Without toolkit (raw Project)	With toolkit
`proj.getMeasurementsDocuments(type="WeatherStation", station="A")`	`meteo.getDataSourceData("station_haifa")`
Manual pandas processing	`meteo.analysis.addDatesColumns(df, ...)`
Manual matplotlib plotting	`meteo.presentation.dailyPlots.plotScatter(df, ...)`
You manage versions manually	`meteo.getDataSourceData("station_haifa", version=(1,0,0))`

Each toolkit adds three things on top of the Project data layer:

Data Sources — versioned, named datasets (no need to remember query filters)
Analysis — domain-specific processing methods
Presentation — domain-specific visualizations

For the full details on projects — directory-based auto-detection, configuration, counters, and all data manipulation methods — see the Projects page.

Available Toolkits¶

Hera ships with built-in toolkits for several domains:

Domain	Toolkits	What they do
GIS	Topography, Buildings, LandCover, Demography	Elevation data, building footprints, land classification, population
Meteorology	MeteoLowFreq, MeteoHighFreq	Weather station data (hourly and high-frequency)
Simulations	OpenFOAM, LSM, Gaussian, WindProfile	CFD, dispersion modeling, wind profiles
Risk	RiskAssessment	Agent-based hazard and casualty modeling
Data	experiment, dataToolkit	Experiment workflows, repository management

You can also register your own custom toolkits. See the Toolkit Catalog for detailed documentation of each toolkit.

Data Sources¶

A Data Source is a versioned, named dataset managed by a toolkit. It is the primary way toolkits organize their data within a project.

Each data source has:

Name — a human-readable identifier (e.g., "YAVNEEL", "Israel_DEM")
Version — a 3-tuple (major, minor, patch) for tracking changes
Resource — the actual data (file path, JSON, etc.)
Data format — how to read the resource (parquet, netcdf, string, etc.)

# List data sources for a toolkit
topo.getDataSourceList()
# ['Israel_DEM', 'SRTM_30m']

# Get a specific version
ds = topo.getDataSourceData("Israel_DEM", version=(1, 0, 0))

# Get the default version (latest or explicitly set)
ds = topo.getDataSourceData("Israel_DEM")

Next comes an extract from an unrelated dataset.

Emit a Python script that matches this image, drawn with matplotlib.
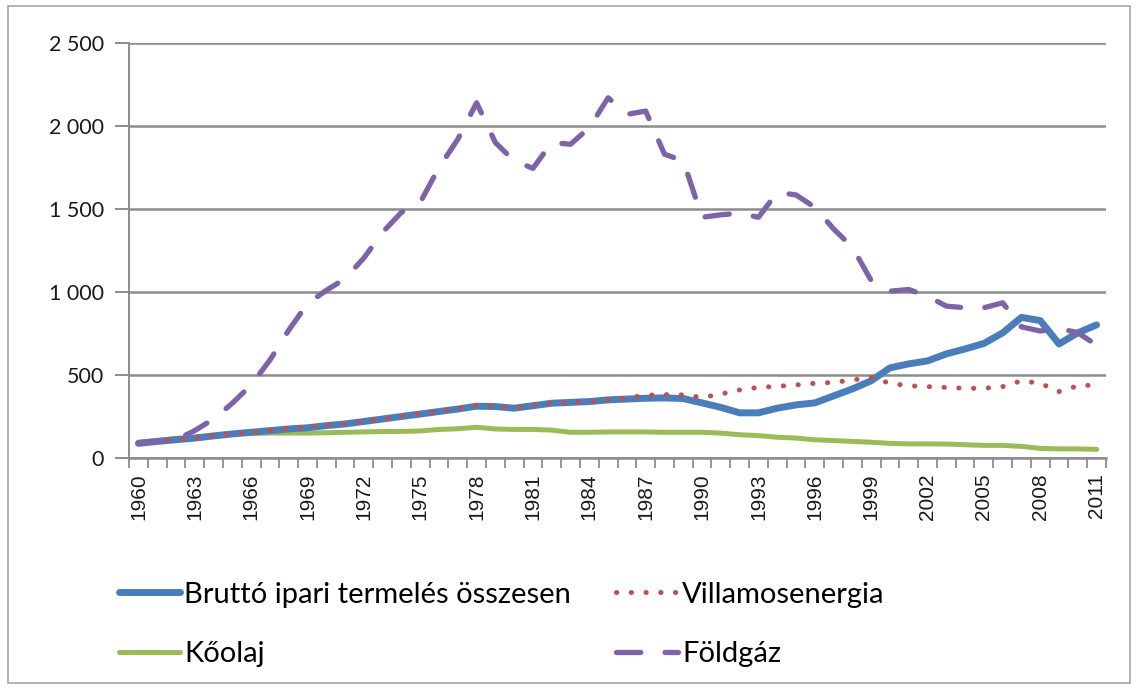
import matplotlib
matplotlib.use("Agg")
import matplotlib.pyplot as plt
from matplotlib.ticker import FuncFormatter, FixedLocator
from matplotlib.patches import Rectangle

years = list(range(1960, 2012))

brutto = [88, 100, 110, 120, 133, 145, 155, 165, 175, 182, 195, 205, 220, 235, 250, 265,
          280, 295, 312, 310, 300, 315, 330, 335, 340, 350, 355, 360, 362, 358, 332, 305,
          272, 272, 300, 320, 332, 374, 416, 465, 543, 567, 585, 627, 657, 690, 754, 847,
          828, 687, 754, 802]

villamos = [90, 100, 112, 122, 135, 145, 155, 167, 178, 185, 197, 208, 222, 237, 252, 267,
            282, 298, 318, 315, 305, 318, 330, 335, 340, 350, 362, 378, 382, 380, 365, 385,
            410, 425, 432, 440, 450, 455, 470, 485, 450, 435, 430, 425, 420, 420, 430, 465,
            450, 400, 435, 440]

koolaj = [95, 105, 118, 125, 135, 145, 148, 150, 150, 150, 152, 155, 157, 160, 160, 163,
          172, 176, 185, 175, 172, 172, 168, 155, 155, 157, 157, 157, 155, 155, 155, 150,
          140, 135, 125, 120, 110, 105, 100, 95, 88, 85, 85, 84, 80, 76, 76, 70,
          58, 55, 55, 52]

foldgaz = [88, 100, 110, 165, 235, 330, 440, 590, 770, 930, 1010, 1080, 1205, 1360, 1480, 1540,
           1750, 1920, 2140, 1900, 1790, 1745, 1900, 1890, 1990, 2170, 2070, 2090, 1830, 1790, 1450, 1465,
           1475, 1450, 1600, 1585, 1510, 1380, 1270, 1070, 1005, 1015, 975, 915, 905, 905, 935, 790,
           765, 780, 755, 680]

labels = ["Bruttó ipari termelés összesen", "Villamosenergia", "Kőolaj", "Földgáz"]
yticks = [0, 500, 1000, 1500, 2000, 2500]

plt.rcParams["font.family"] = ["Liberation Sans", "DejaVu Sans"]

W, H = 1141, 689
fig = plt.figure(figsize=(W / 100, H / 100), dpi=100)
fig.patch.set_facecolor("white")
ax = fig.add_axes([129 / W, 1 - 458 / H, (1106 - 129) / W, (458 - 43) / H])

x = list(range(len(years)))
l1, = ax.plot(x, brutto, color="#4A7EBB", lw=5.0, solid_capstyle="round", solid_joinstyle="round", zorder=3)
l2, = ax.plot(x, villamos, color="#C0504D", lw=3.6, linestyle=(0, (0.05, 2.9)),
              dash_capstyle="round", zorder=4)
l3, = ax.plot(x, koolaj, color="#9BBB59", lw=3.6, solid_capstyle="round", zorder=2)
l4, = ax.plot(x, foldgaz, color="#7F63A8", lw=3.8, linestyle=(0, (4.6, 4.6)),
              dash_capstyle="round", zorder=5)

ax.set_xlim(-0.5, len(years) - 0.5)
ax.set_ylim(0, 2500)
ax.set_yticks(yticks)
ax.yaxis.set_major_formatter(FuncFormatter(lambda v, p: f"{int(v):,}".replace(",", " ")))
ax.grid(axis="y", color="#8C8C8C", lw=1.8)
ax.set_axisbelow(True)

major = x[::3]
ax.set_xticks(major)
ax.set_xticklabels([str(years[i]) for i in major])
ax.xaxis.set_minor_locator(FixedLocator([i - 0.5 for i in range(len(years) + 1)]))
ax.tick_params(axis="x", which="major", length=0, pad=11, labelsize=15,
               labelrotation=90, labelcolor="#1a1a1a")
ax.tick_params(axis="x", which="minor", length=7, width=1.3, color="#8C8C8C", direction="out")
ax.tick_params(axis="y", length=10, width=1.4, color="#8C8C8C", pad=8, labelsize=15.5,
               labelcolor="#1a1a1a")
for t in ax.get_yticklabels():
    t.set_family("Lato")

for s in ["top", "right"]:
    ax.spines[s].set_visible(False)
ax.spines["left"].set_color("#8C8C8C")
ax.spines["left"].set_linewidth(1.4)
ax.spines["bottom"].set_color("#8C8C8C")
ax.spines["bottom"].set_linewidth(1.8)

leg = fig.legend([l1, l3, l2, l4], [labels[0], labels[2], labels[1], labels[3]],
                 ncol=2, loc="upper left", bbox_to_anchor=(104 / W, 1 - 567 / H),
                 frameon=False, prop={"family": "Lato", "size": 21},
                 handlelength=2.1, handletextpad=0.15, columnspacing=1.55,
                 labelspacing=1.15, borderpad=0)

fig.add_artist(Rectangle((8 / W, 6 / H), (1130 - 8) / W, (683 - 6) / H, transform=fig.transFigure,
                         fill=False, edgecolor="#A6A6A6", lw=1.2))

fig.savefig("out.png", dpi=100, facecolor="white")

# View all data sources as a table
topo.getDataSourceTable()

Versioning¶

Multiple versions of the same data source can coexist. When you request data without specifying a version, Hera returns:

The default version — if one is stored in the project config
The latest version — otherwise (highest version number), which is then automatically saved as the default for stable subsequent calls

# Set a default version
topo.setDataSourceDefaultVersion("Israel_DEM", version=(1, 0, 0))

Repositories¶

A Repository is a JSON file that describes a collection of data sources and their locations. Repositories make it easy to share and reproduce project setups — instead of manually adding data sources one by one, you load a repository file that configures everything at once.

# Register a repository
hera-project repository add my_repository.json

# Load it into a project
hera-project repository load my_repository MY_PROJECT

A repository JSON maps toolkit names to their data sources, configurations, and documents:

{
    "MeteoLowFreq": {
        "Config": { "defaultStation": "YAVNEEL" },
        "Datasource": {
            "YAVNEEL": {
                "isRelativePath": "True",
                "item": {
                    "resource": "data/yavneel.parquet",
                    "dataFormat": "parquet"
                }
            }
        }
    }
}

How it all fits together¶

Diagram

You ask ToolkitHome for a toolkit by name
ToolkitHome finds and instantiates the right Toolkit class
The toolkit is bound to a Project, giving it access to MongoDB and the file system
You work with Data Sources through the toolkit — loading data, running analysis, creating visualizations
Repositories let you define and share entire project setups as JSON files

For the full technical details, see the Core Concepts page in the Developer Guide.